LUMN enters the post-earnings window carrying two conflicting signals: a Q1 loss that missed estimates by $0.34 per share and a $475 million acquisition of cloud networking firm Alkira that management is billing as the centrepiece of its AI infrastructure pivot.
Q1 results confirmed the structural tension the company has been navigating for years. Revenue fell year-on-year, with the business segment down roughly 3%, and the EPS miss was material. Yet the public sector grew 11% and fibre broadband revenue rose 18.4%, now accounting for nearly half of total broadband revenue. The NaaS platform has crossed 1,500 enterprise customers. Management's narrative is one of a business shedding its legacy skin; the headline numbers show the old skin is still heavy. Alongside earnings, Lumen priced 7.500% Senior Notes due 2037 — a refinancing move that Fitch rated B-/RR5 and Moody's assigned B3. That transaction reflects the cost of carrying a complex balance sheet through a transformation.
The Alkira deal is the week's most consequential development for the bull case. Lumen is paying $475 million for a cloud networking platform it describes as central to unifying AI-ready enterprise networks — management reportedly called it a "bull's-eye" acquisition. The rationale is clear enough: dark fibre and connectivity already make up 50% of North American enterprise revenue, and Alkira adds software-defined orchestration on top of that physical layer. The bear case is equally legible. The company is adding M&A cost and financial complexity to a balance sheet that just issued sub-investment-grade debt, while organic revenue is still declining in its core business. That tension will dominate the May 20 Q1 conference call narrative.

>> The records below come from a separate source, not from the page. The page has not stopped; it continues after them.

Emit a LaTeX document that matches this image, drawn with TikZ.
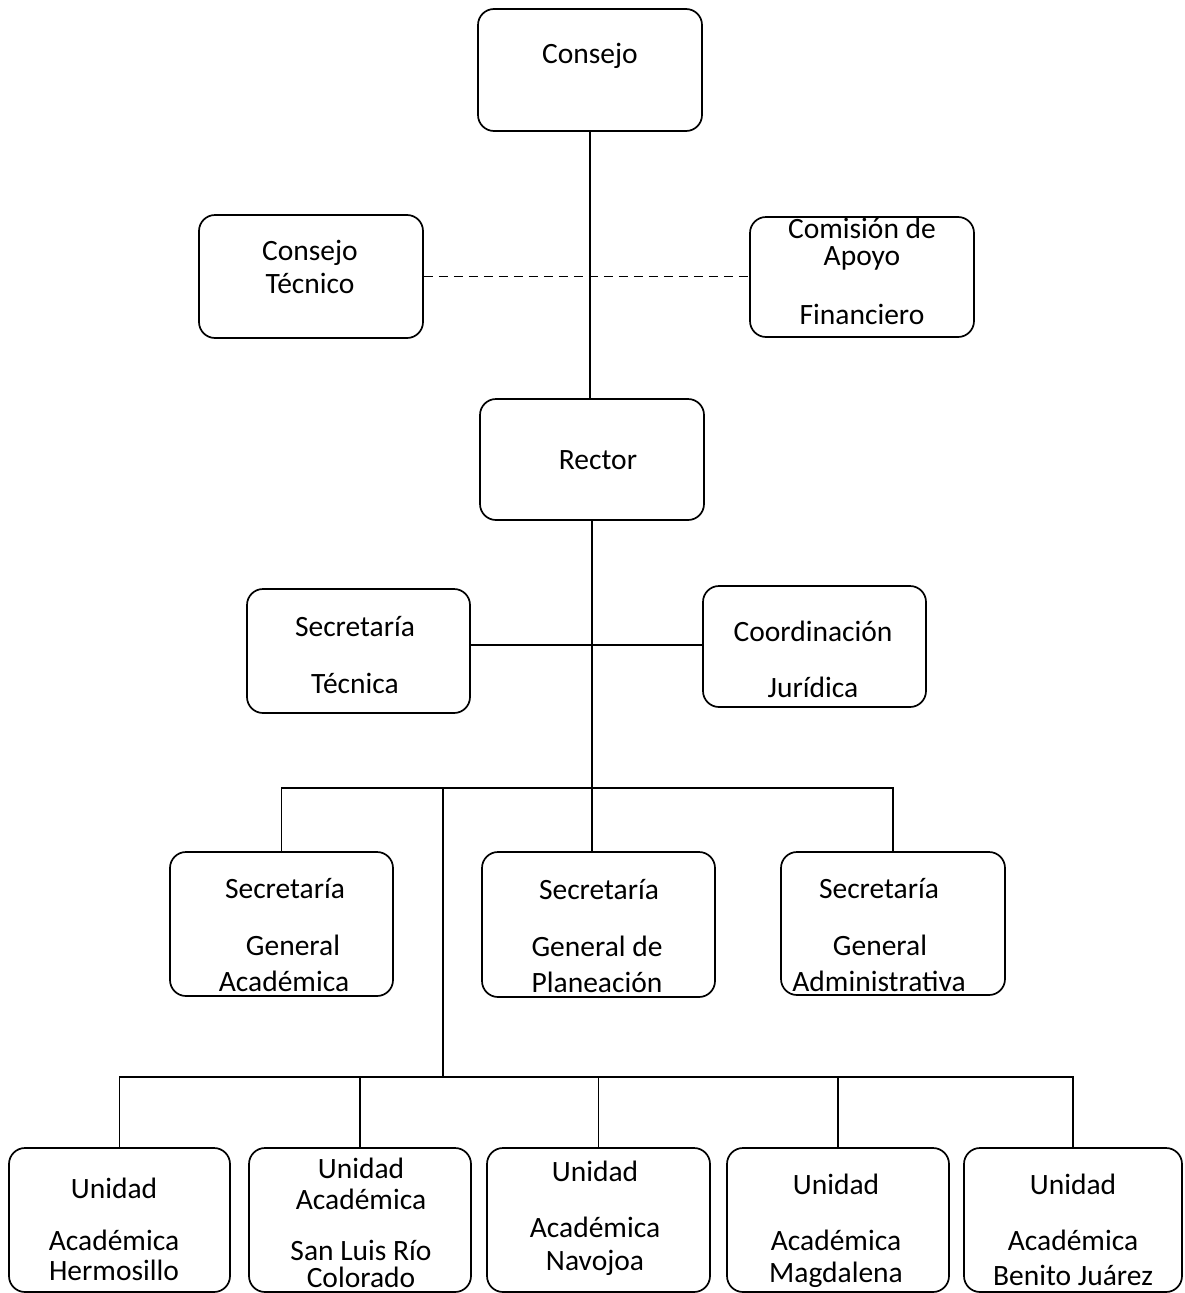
\documentclass[tikz,border=0pt]{standalone}
\usepackage{fontspec}
\setmainfont{Carlito}

\begin{document}
\begin{tikzpicture}[x=1pt,y=-1pt,thick]
\tikzstyle{box}=[rectangle,rounded corners=16pt,draw=black,line width=1.7pt,inner sep=0pt]
\tikzstyle{txt}=[font=\fontsize{29.5}{33}\selectfont,inner sep=0pt]
\tikzstyle{link}=[line width=1.6pt]
\useasboundingbox (0,0) rectangle (1184,1293);
% top level
\node[box,minimum width=224pt,minimum height=122pt] (consejo) at (590,70) {};
\node[txt] (consejoA) at (590,56) {Consejo};
\node[box,minimum width=224pt,minimum height=123pt] (ctec) at (311,276.5) {};
\node[txt] (ctecA) at (310,253) {Consejo};
\node[txt] (ctecB) at (310,283) {Técnico};
\node[box,minimum width=224pt,minimum height=120pt] (cafin) at (862,277) {};
\node[txt] (cafinA) at (862,228) {Comisión de};
\node[txt] (cafinB) at (862,258) {Apoyo};
\node[txt] (cafinC) at (862,314) {Financiero};
\node[box,minimum width=224pt,minimum height=121pt] (rector) at (592,459.5) {};
\node[txt] (rectorA) at (598,460) {Rector};
% staff of the rector
\node[box,minimum width=223pt,minimum height=124pt] (stec) at (358.5,651) {};
\node[txt] (stecA) at (355,627) {Secretaría};
\node[txt] (stecB) at (355,683) {Técnica};
\node[box,minimum width=223pt,minimum height=121pt] (cjur) at (814.5,646.5) {};
\node[txt] (cjurA) at (813,631) {Coordinación};
\node[txt] (cjurB) at (813,687) {Jurídica};
% general secretariats
\node[box,minimum width=223pt,minimum height=144pt] (sga) at (281.5,924) {};
\node[txt] (sgaA) at (285,889) {Secretaría};
\node[txt] (sgaB) at (293,945) {General};
\node[txt] (sgaC) at (284,981) {Académica};
\node[box,minimum width=233pt,minimum height=145pt] (sgp) at (598.5,924.5) {};
\node[txt] (sgpA) at (599,890) {Secretaría};
\node[txt] (sgpB) at (597,946) {General de};
\node[txt] (sgpC) at (597,982) {Planeación};
\node[box,minimum width=224pt,minimum height=143pt] (sgadm) at (893,923.5) {};
\node[txt] (sgadmA) at (879,889) {Secretaría};
\node[txt] (sgadmB) at (880,945) {General};
\node[txt] (sgadmC) at (879,981) {Administrativa};
% academic units
\node[box,minimum width=221pt,minimum height=144pt] (ua1) at (119.5,1220) {};
\node[txt] (ua1A) at (114,1188) {Unidad};
\node[txt] (ua1B) at (114,1240) {Académica};
\node[txt] (ua1C) at (114,1270) {Hermosillo};
\node[box,minimum width=222pt,minimum height=144pt] (ua2) at (360,1220) {};
\node[txt] (ua2A) at (361,1168) {Unidad};
\node[txt] (ua2B) at (361,1199) {Académica};
\node[txt] (ua2C) at (361,1250) {San Luis Río};
\node[txt] (ua2D) at (361,1277) {Colorado};
\node[box,minimum width=223pt,minimum height=144pt] (ua3) at (598.5,1220) {};
\node[txt] (ua3A) at (595,1171) {Unidad};
\node[txt] (ua3B) at (595,1227) {Académica};
\node[txt] (ua3C) at (595,1263) {Navojoa};
\node[box,minimum width=222pt,minimum height=144pt] (ua4) at (838,1220) {};
\node[txt] (ua4A) at (836,1184) {Unidad};
\node[txt] (ua4B) at (836,1240) {Académica};
\node[txt] (ua4C) at (836,1275) {Magdalena};
\node[box,minimum width=218pt,minimum height=144pt] (ua5) at (1073,1220) {};
\node[txt] (ua5A) at (1073,1184) {Unidad};
\node[txt] (ua5B) at (1073,1240) {Académica};
\node[txt] (ua5C) at (1073,1275) {Benito Juárez};
% connectors
\coordinate (mid1) at (594,645);
\coordinate (bus1) at (594,788);
\coordinate (bus2) at (443,1077);
\draw[link] (consejo.south) -- (consejo.south |- rector.north);
\draw[link,dash pattern=on 9pt off 6pt] (ctec.east) -- (ctec.east -| cafin.west);
\draw[link] (rector.south) -- (rector.south |- sgp.north);
\draw[link] (stec.east |- mid1) -- (cjur.west |- mid1);
\draw[link] (sga.north) -- (sga.north |- bus1) -| (sgadm.north);
\draw[link] (bus2 |- bus1) -- (bus2);
\draw[link] (ua1.north) -- (ua1.north |- bus2) -| (ua5.north);
\foreach \u in {ua2,ua3,ua4}
  \draw[link] (\u.north) -- (\u.north |- bus2);
\end{tikzpicture}
\end{document}
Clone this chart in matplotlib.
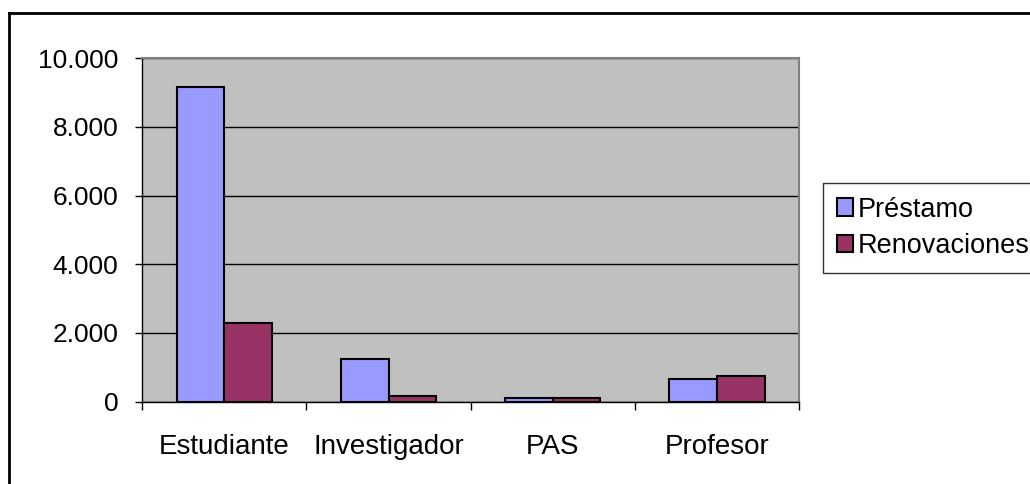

Analyst reaction has been measured rather than enthusiastic. TD Cowen — the only firm to move within the past seven days — maintained a Hold while raising its price target from $8 to $9. That target now matches the current price almost exactly, leaving essentially no implied upside from the Street's freshest estimate. The broader analyst consensus has been similarly cautious: Goldman Sachs, Citigroup, and UBS all hold Neutral-equivalent ratings. Mean price target across the coverage group is $8.05, which sits below the current $9.23 close — a modest implied discount. The EPS surprise factor score ranks in the 90th percentile, reflecting a history of beating expectations; this quarter is the notable exception. The overall ORTEX short score is 42.8, placing LUMN comfortably in the mid-range and consistent with a stock that generates debate rather than conviction in either direction.
Short positioning is easing, though it isn't negligible. Short interest of 5.6% of the free float has declined about 4.5% over the past month, retreating from a peak near 6.1% at the start of April. Borrowing conditions are extremely relaxed — cost to borrow has dropped 25% over the past week to just 0.28%, and borrow availability is very loose, meaning no meaningful squeeze pressure exists at current levels. The options market has shifted more noticeably. The put/call ratio has moved to 0.92, well above its 20-day average of 0.77 and running near its 52-week high of 1.01. That shift, which became visible around April 20, suggests options traders added more downside protection as earnings approached. The z-score of roughly 0.97 is elevated but not extreme.
Institutional holders tell a constructive flow story. BlackRock added 9.6 million shares in the March quarter, lifting its stake to 13.8% of shares outstanding. JP Morgan Asset Management nearly doubled its position, adding 10.4 million shares to reach 1.3% of shares outstanding. FMR added 16.3 million shares. That breadth of institutional accumulation in Q1 — a period when the stock traded between roughly $6 and $10 — provides a base of demand that offsets the elevated options skew.
May 20 is the date to watch. The earnings call will force management to square the Alkira acquisition spend against declining organic revenue, rising interest costs on newly issued debt, and a Street that has taken a wait-and-see posture across the board.